Article

CFO Focus: An Economic Foundation for Strategic Planning

Business man decision to choosing the wood block on blurred office background
By Catherine Putney

4 minutes

Current trends call for credit unions to focus on leadership optimism, employee retention and achieving key objectives.

One absolute in life is that downturns in the economy are inevitable.

Currently, the global economy is moving lower into an economic valley that could negatively impact your members—and, therefore, your credit union. If your members have no debt, plenty of equity and decades of working (in the right industry) still ahead of them, they may not feel a recession. But other people—and the organizations that serve them—will face financial challenges.

W. Edwards Deming, a world-renowned consultant, said it best… “It is not enough to do your best; you must know what to do, and then do your best.” This is perhaps the biggest takeaway when approaching your strategic planning in the coming year. Understanding where your credit union is positioned, as well as the direction of the economy and its impact on your members, will give your credit union the upper hand against its competition.

ITR provides forecasts and outlooks for various areas of the economy to help businesses like credit unions best position themselves for success in the marketplace. Below are three things your members could experience that should be thinking about in the current environment. After you read each one, ask yourself, “How does this affect how you will serve your members?”

1. Lower income stream

An automobile salesperson offers a prime example of how a recession can reduce income. But salespeople who work on commission are not the only ones who can be impacted. An HVAC installer, for example, may find that while the 40-hour workweek is consistent, last year’s overtime pay is long gone. That can negatively impact family spending plans for vacations, college or simple daily living.

(“How does this affect how you will serve your members?”)

2. Dropping home valuations

These can go down when the economy slows significantly or goes into a recession, as during the Great Recession of 2008-09. A decline in what is often a family’s main asset reduces members’ wealth for the present and could reduce their wealth in the future. Much like with the stock market, any decline in home value must be recouped before more equity can be added. The situation is even more critical for people who are looking to sell their homes because of a change in employment or retirement. The downturn in the economy can take away equity that they had been counting on for the years to come.

(“How does this affect how you will serve your members?”)

3. Drop in stock market equity

A recession or even a noticeable slowdown in the economy can cause the stock market to dip or at least noticeably slow its rate of rise. Such instances remove or slow the creation of wealth. Slowing the creation of wealth through equity rise has a long-term impact on members’ retirement planning and long-term finances.

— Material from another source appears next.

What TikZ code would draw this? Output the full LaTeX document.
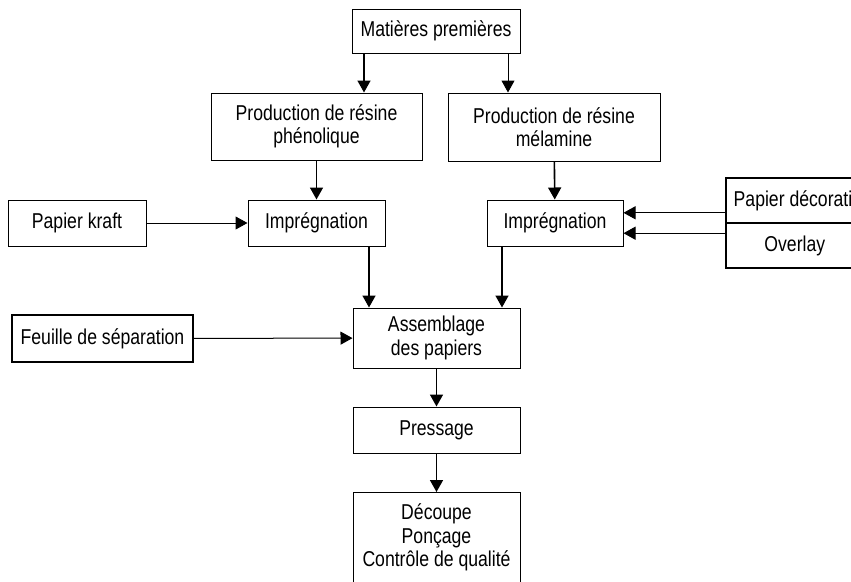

(“How does this affect how you will serve your members?”)

The good news is that there is opportunity in any phase of the business cycle. One of the most productive, but difficult, things an executive can do right now is lead with optimism.

This is not an easy ask. As far as the economy is concerned, the current tone is decidedly more negative compared to this time last year. Virtually all of the economic measures we use—except the stock market—are in a worse place today than in January 2019. This is compounded by the noise surrounding the upcoming Presidential election, a hotly simmering trade war between the world’s two largest economies and an abundance of geopolitical uncertainty around the world.

Another good thing to do right now is to keep your “A” and “B” players around. This will be more cost-effective than trying to find new talent in the current labor market, which will remain tight during the next three years. Now that millennials comprise such a large percentage of the available workers, credit unions need to ensure they are deploying non-monetary tactics—what this group values—to keep retention high.

A third tactic leaders can use as the economy ramps down is transparent messaging. A confident, rational plan will instill confidence and drive employees to join in management’s optimism and attack the challenges ahead.

Also, we encourage you to take lay down these key objectives:

  1. Assess and project cash needs based on increased levels of activity.
  2. Appropriately relax credit requirements as the economy improves in 2021.
  3. Drive fulfillment time efficiencies of both products and services to avoid customer frustration and potential loss of market share.
  4. Sell products/services that sell best when the economy accelerates .
  5. Craft marketing messages commensurate with economic growth later this year.
  6. Budget for increased costs.

Catherine Putney is an economist at ITR Economics who specializes in applied research for business cycle trend analysis, growth-cycle trend analysis, and implementing cyclical analysis at the practical, company level. She provides economic consulting services for small businesses, trade associations, and Fortune 500 companies across a spectrum of industries.